From design “by and for the few” to design applied in every imaginable sector. That is the fundamental difference between the first and the twentieth edition of the ADI Compasso d’Oro, a difference made clear by this year’s event which celebrate the institution’s half century.
The point was underlined by the fact that this year’s Compasso d’Oro awards went to products as diverse as motor vehicles, urban and domestic furniture, lamps, components, graphic designs and exhibition layouts. Even so, it was clear that there were still fewer awards in graphic design, visual communication and websites than those sectors deserved, possibly because selection procedures have failed to keep pace with changing industrial realties. “Website designs” we read in the Jury report, “were unimaginative and less than user-friendly, revealing an inability to distinguish between a printed page and an interactive screen”.
Of the 16 awards, three went to motorised transport: Giorgetto Giugiaro’s Brera for Alfa Romeo and Bertone’s New Panda for Fiat, as well as German Frers’ sailing boat for Wally.

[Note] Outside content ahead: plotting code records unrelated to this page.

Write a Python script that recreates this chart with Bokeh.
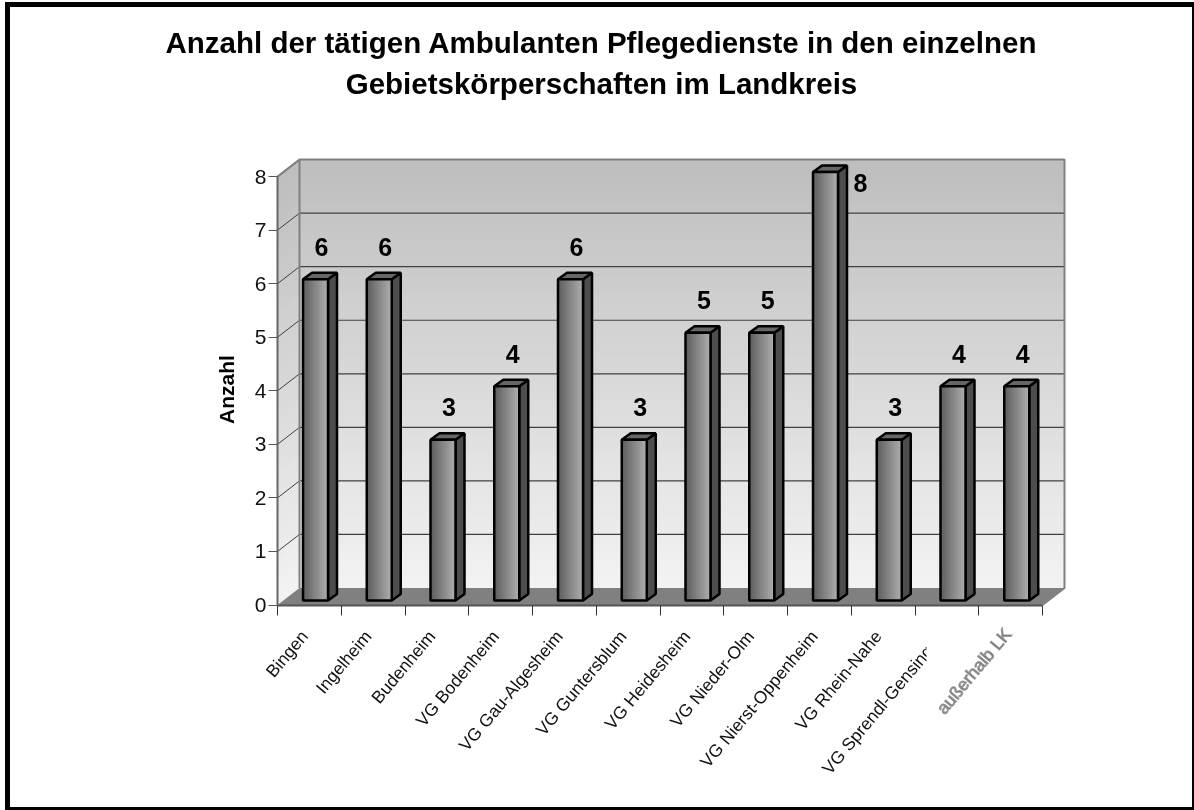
from bokeh.plotting import figure
from bokeh.embed import file_html
from bokeh.resources import INLINE
from bokeh.models import FixedTicker, Range1d, Title
from bokeh.core.properties import value

categories = ["Bingen", "Ingelheim", "Budenheim", "VG Bodenheim", "VG Gau-Algesheim", "VG Guntersblum",
              "VG Heidesheim", "VG Nieder-Olm", "VG Nierst-Oppenheim", "VG Rhein-Nahe",
              "VG Sprendl-Gensingen", "außerhalb LK"]
counts = [6, 6, 3, 4, 6, 3, 5, 5, 8, 3, 4, 4]
y_ticks = [0, 1, 2, 3, 4, 5, 6, 7, 8]
title_lines = ["Anzahl der tätigen Ambulanten Pflegedienste in den einzelnen",
               "Gebietskörperschaften im Landkreis"]
y_label = "Anzahl"

CL, CT, CW, CH = 10, 7, 1192, 810       # canvas position and size (the border counts in its size)
L, T, R, B = 10, 122, 1192, 807         # frame in page pixels
X0, UX = 277.0, 63.75                   # page x of category 0, px per category
Y0, UY = 604.5, 53.55                   # page y of value 0, px per unit
FONT = "Liberation Sans"

px = lambda v: v / UX
py = lambda v: v / UY
DX, DY = px(22), py(17)                 # wall depth
BX0, BX1 = px(25.5), px(50.5)           # bar front within a category
BDX, BDY = px(9), py(6.5)               # bar depth
BASE = py(4.5)                          # bar base above the front edge

p = figure(width=CW - 10, height=CH - 10, output_backend="svg", toolbar_location=None,
           x_range=Range1d((L - X0) / UX, (R - X0) / UX),
           y_range=Range1d((Y0 - B) / UY, (Y0 - T) / UY),
           min_border_left=L - CL, min_border_right=CL + CW - R, min_border_top=T - CT,
           min_border_bottom=CT + CH - B,
           outline_line_color=None, background_fill_color="white", border_fill_color="white",
           styles={"position": "fixed", "left": "5px", "top": "2px", "border": "5px solid black",
                   "box-sizing": "content-box"})
p.grid.visible = False

p.add_layout(Title(text=title_lines[1], text_font=FONT, text_font_size="29.5px", text_font_style="bold",
                   text_color="black", align="center", standoff=45, text_line_height=0.7), "above")
p.add_layout(Title(text=title_lines[0], text_font=FONT, text_font_size="29.5px", text_font_style="bold",
                   text_color="black", align="center", standoff=-32), "above")


def mix(a, b, f):
    c = round(a + (b - a) * f)
    return f"#{c:02x}{c:02x}{c:02x}"


# walls: vertical gradient
STEPS = 48
n_cat = len(categories)
top = max(y_ticks)
for i in range(STEPS):
    a = top * i / STEPS
    b = min(top * (i + 1) / STEPS + py(1), top)
    c = mix(0xf2, 0xbe, i / (STEPS - 1))
    p.quad(left=DX, right=n_cat + DX, bottom=a + DY, top=b + DY, fill_color=c, line_color=None)
    p.patch([0, DX, DX, 0], [a, a + DY, b + DY, b], fill_color=c, line_color=None)

# floor
p.patch([0, DX, n_cat + DX, n_cat], [0, DY, DY, 0], fill_color="#808080", line_color=None)

# grid lines, on side wall and back wall
for v in y_ticks[1:]:
    col = "#404040"
    p.line([0, DX], [v, v + DY], line_color=col, line_width=1)
    if v < top:
        p.line([DX, n_cat + DX], [v + DY, v + DY], line_color=col, line_width=1.2)

# wall frame
p.line([0, DX, n_cat + DX, n_cat + DX, n_cat], [top, top + DY, top + DY, DY, 0], line_color="#808080", line_width=2)
p.line([DX, DX], [DY, top + DY], line_color="#808080", line_width=2)

# bars
GRAD = 12
for i, v in enumerate(counts):
    x0, x1 = i + BX0, i + BX1
    y0, y1 = BASE, BASE + v
    p.patch([x1, x1 + BDX, x1 + BDX, x1], [y0, y0 + BDY, y1 + BDY, y1],
            fill_color="#4d4d4d", line_color="black", line_width=2.5)
    p.patch([x0, x1, x1 + BDX, x0 + BDX], [y1, y1, y1 + BDY, y1 + BDY],
            fill_color="#666666", line_color="black", line_width=2.5)
    w = (x1 - x0) / GRAD
    for k in range(GRAD):
        p.quad(left=x0 + k * w, right=min(x0 + (k + 1) * w + px(1), x1), bottom=y0, top=y1,
               fill_color=mix(0x60, 0xac, k / (GRAD - 1)), line_color=None)
    p.quad(left=x0, right=x1, bottom=y0, top=y1, fill_color=None, line_color="black", line_width=2.5)

# value labels
lab_x = [i + px(44) for i in range(n_cat)]
lab_y = list(counts)
lab_dy = [-37 for _ in counts]
lab_x[8] = 8 + px(73)
lab_dy[8] = 6
p.text(x=lab_x, y=lab_y, text=[str(c) for c in counts], y_offset=lab_dy,
       text_font=value(FONT), text_font_size="25px", text_font_style="bold", text_color="black",
       text_align="center", text_baseline="middle")

# axes
p.yaxis.fixed_location = 0
p.yaxis.bounds = (0, 8)
p.yaxis.ticker = FixedTicker(ticks=y_ticks)
p.yaxis.axis_line_color = "#666666"
p.yaxis.axis_line_width = 2
p.yaxis.major_tick_line_color = "#555555"
p.yaxis.major_tick_out = 9
p.yaxis.major_tick_in = 0
p.yaxis.minor_tick_line_color = None
p.yaxis.major_label_text_font = FONT
p.yaxis.major_label_text_font_size = "21px"
p.yaxis.major_label_text_color = "#111111"
p.yaxis.major_label_standoff = 2

p.xaxis.fixed_location = 0
p.xaxis.bounds = (0, n_cat)
p.xaxis.ticker = FixedTicker(ticks=list(range(n_cat + 1)))
p.xaxis.major_label_text_font_size = "0px"
p.xaxis.major_label_text_color = None
p.xaxis.axis_line_color = "#555555"
p.xaxis.axis_line_width = 2
p.xaxis.major_tick_line_color = "#333333"
p.xaxis.major_tick_out = 10
p.xaxis.major_tick_in = 0
p.xaxis.minor_tick_line_color = None

# y axis name
p.text(x=[px(-51)], y=[py(Y0 - 389)], text=[y_label], angle=90, angle_units="deg",
       text_font=value(FONT), text_font_size="21px", text_font_style="bold", text_color="black",
       text_align="center", text_baseline="middle")

# category labels
cx = [i + 0.5 for i in range(n_cat)]
main = list(range(n_cat - 1))
p.text(x=[cx[i] for i in main], y=[0] * len(main), text=[categories[i] for i in main],
       x_offset=-5, y_offset=28, angle=50, angle_units="deg",
       text_font=value(FONT), text_font_size="17.5px", text_color="#111111",
       text_align="right", text_baseline="middle")
# the long label is cut off in the original
p.quad(left=px(926 - X0), right=px(952 - X0), bottom=py(Y0 - 660), top=py(Y0 - 618), fill_color="white", line_color=None)
p.text(x=[cx[-1]], y=[0], text=[categories[-1]], x_offset=-3, y_offset=26, angle=50, angle_units="deg",
       text_font=value(FONT), text_font_size="17.5px", text_color="#666666",
       outline_color="#999999", text_align="right", text_baseline="middle")

open("out.html", "w").write(file_html(p, INLINE))
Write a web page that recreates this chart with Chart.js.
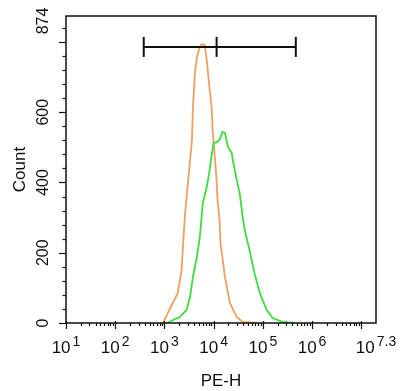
<!DOCTYPE html>
<html>
<head>
<meta charset="utf-8">
<script src="https://cdn.jsdelivr.net/npm/chart.js@4/dist/chart.umd.min.js"></script>
<style>
  html, body { margin: 0; padding: 0; background: #fff; }
  #wrap { width: 400px; height: 391px; }
</style>
</head>
<body>
<div id="wrap"><canvas id="chart" width="400" height="391"></canvas></div>
<script>
// PE-H values and counts
const orangePE = [933, 1480, 1860, 2240, 2340, 2570, 2820, 3090, 3630, 3800, 4170, 4570, 5250, 5750, 6610, 7240, 8320, 9120, 9550, 10500, 11500, 12000, 13200, 13800, 17000, 21400, 29500, 38900, 74100];
const orangeCount = [0, 57, 85, 151, 199, 293, 359, 416, 521, 615, 712, 757, 786, 794, 791, 749, 663, 615, 549, 478, 407, 350, 293, 228, 131, 57, 17, 3, 0];

const greenPE = [1120, 2040, 2820, 3310, 3800, 4570, 5250, 6030, 7240, 8320, 9120, 10000, 11500, 13200, 15100, 17000, 19500, 23400, 24500, 29500, 33900, 38900, 42700, 53700, 67600, 87100, 120000, 158000, 251000, 447000];
const greenCount = [0, 17, 37, 74, 131, 188, 245, 342, 387, 436, 478, 512, 515, 521, 544, 541, 501, 484, 464, 407, 370, 302, 265, 208, 142, 85, 37, 14, 3, 0];

// gate marker on top
const gatePE = [380, 11500, 468000];
const gateCount = [786, 786, 786];

// axis ticks
const xTickValues = [10, 100, 1000, 10000, 100000, 1000000, 19952623];
const xTickExp = ['1', '2', '3', '4', '5', '6', '7.3'];
const yTickValues = [0, 200, 400, 600, 874];
const yMajor = [0, 200, 400, 600, 800];
const yMinorStep = 40;

const X_MIN = 10, X_MAX = 19952623, Y_MAX = 874;

const toPoints = (xs, ys) => xs.map((x, i) => ({ x, y: ys[i] }));

const axesPlugin = {
    id: 'axesPlugin',
    afterDatasetsDraw(chart) {
        const { ctx, chartArea: a, scales } = chart;
        const xs = scales.x, ys = scales.y;
        ctx.save();
        ctx.strokeStyle = '#111';
        ctx.lineWidth = 1.5;
        ctx.strokeRect(a.left, a.top, a.right - a.left, a.bottom - a.top);

        ctx.lineWidth = 1.2;
        // y ticks
        for (let v = 0; v <= Y_MAX; v += yMinorStep) {
            const py = Math.round(ys.getPixelForValue(v)) + 0.5;
            const len = yMajor.includes(v) ? 7 : 3.5;
            ctx.beginPath();
            ctx.moveTo(a.left - len, py);
            ctx.lineTo(a.left, py);
            ctx.stroke();
        }
        // x ticks
        for (let d = 1; d <= 7; d++) {
            for (let k = 1; k <= 9; k++) {
                const v = k * Math.pow(10, d);
                if (v > X_MAX) break;
                const px = Math.round(xs.getPixelForValue(v)) + 0.5;
                const len = k === 1 ? 6 : 3;
                ctx.beginPath();
                ctx.moveTo(px, a.bottom - (k === 1 ? 2 : 0));
                ctx.lineTo(px, a.bottom + len);
                ctx.stroke();
            }
        }

        ctx.fillStyle = '#111';
        // y labels, rotated
        ctx.font = '16px "Liberation Sans", Arial, sans-serif';
        ctx.textAlign = 'center';
        ctx.textBaseline = 'middle';
        yTickValues.forEach(v => {
            let py = ys.getPixelForValue(v);
            if (v === Y_MAX) py += 5;
            ctx.save();
            ctx.translate(44, py);
            ctx.rotate(-Math.PI / 2);
            ctx.fillText(String(v), 0, 0);
            ctx.restore();
        });

        // x labels 10^n
        ctx.textBaseline = 'alphabetic';
        ctx.textAlign = 'left';
        xTickValues.forEach((v, i) => {
            const px = xs.getPixelForValue(v);
            ctx.font = '17px "Liberation Sans", Arial, sans-serif';
            const wb = ctx.measureText('10').width;
            ctx.font = '14px "Liberation Sans", Arial, sans-serif';
            const we = ctx.measureText(xTickExp[i]).width;
            const x0 = px - (wb + 2 + we) / 2;
            ctx.font = '17px "Liberation Sans", Arial, sans-serif';
            ctx.fillText('10', x0, 353);
            ctx.font = '14px "Liberation Sans", Arial, sans-serif';
            ctx.fillText(xTickExp[i], x0 + wb + 2, 346);
        });

        // axis titles
        ctx.font = '17px "Liberation Sans", Arial, sans-serif';
        ctx.textAlign = 'center';
        ctx.textBaseline = 'middle';
        ctx.fillText('PE-H', (a.left + a.right) / 2, 381);
        ctx.save();
        ctx.translate(20, (a.top + a.bottom) / 2);
        ctx.rotate(-Math.PI / 2);
        ctx.fillText('Count', 0, 0);
        ctx.restore();
        ctx.restore();
    }
};

const config = {
    type: 'line',
    data: {
        datasets: [
            {
                label: 'gate',
                data: toPoints(gatePE, gateCount),
                borderColor: '#111',
                borderWidth: 2,
                pointStyle: 'line',
                pointRotation: 90,
                pointRadius: 10,
                pointBorderWidth: 2,
                pointBorderColor: '#111',
            },
            {
                label: 'green',
                data: toPoints(greenPE, greenCount),
                borderColor: '#3ddc3d',
                borderWidth: 1.8,
                pointRadius: 0,
                tension: 0,
            },
            {
                label: 'orange',
                data: toPoints(orangePE, orangeCount),
                borderColor: '#f0a060',
                borderWidth: 1.8,
                pointRadius: 0,
                tension: 0,
            },
        ],
    },
    options: {
        responsive: false,
        animation: false,
        maintainAspectRatio: false,
        layout: { padding: { left: 66, right: 24, top: 16, bottom: 68 } },
        plugins: {
            legend: { display: false },
            tooltip: { enabled: false },
        },
        scales: {
            x: { type: 'logarithmic', min: X_MIN, max: X_MAX, display: false },
            y: { type: 'linear', min: 0, max: Y_MAX, display: false },
        },
    },
    plugins: [axesPlugin],
};

new Chart(document.getElementById('chart').getContext('2d'), config);
</script>
</body>
</html>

The innovative composition of this year’s jury (all of them Museum Directors from around the world, except for Chairman Richard Sapper, the only designer) obviously influenced the outcome of the selection process.
“While, in general the jury noted a healthy variety of well-designed objects”, stated the report, but they also “encountered a certain imbalance in the range of products presented, which suggests over-investment in areas like seating design (…) matched by lack of interest in the design of instruments and domestic articles”. The jury also noticed a scarcity of original and well designed items in the electronics and electrical equipment sectors, as well as the total absence of entries from sectors like tools and instruments.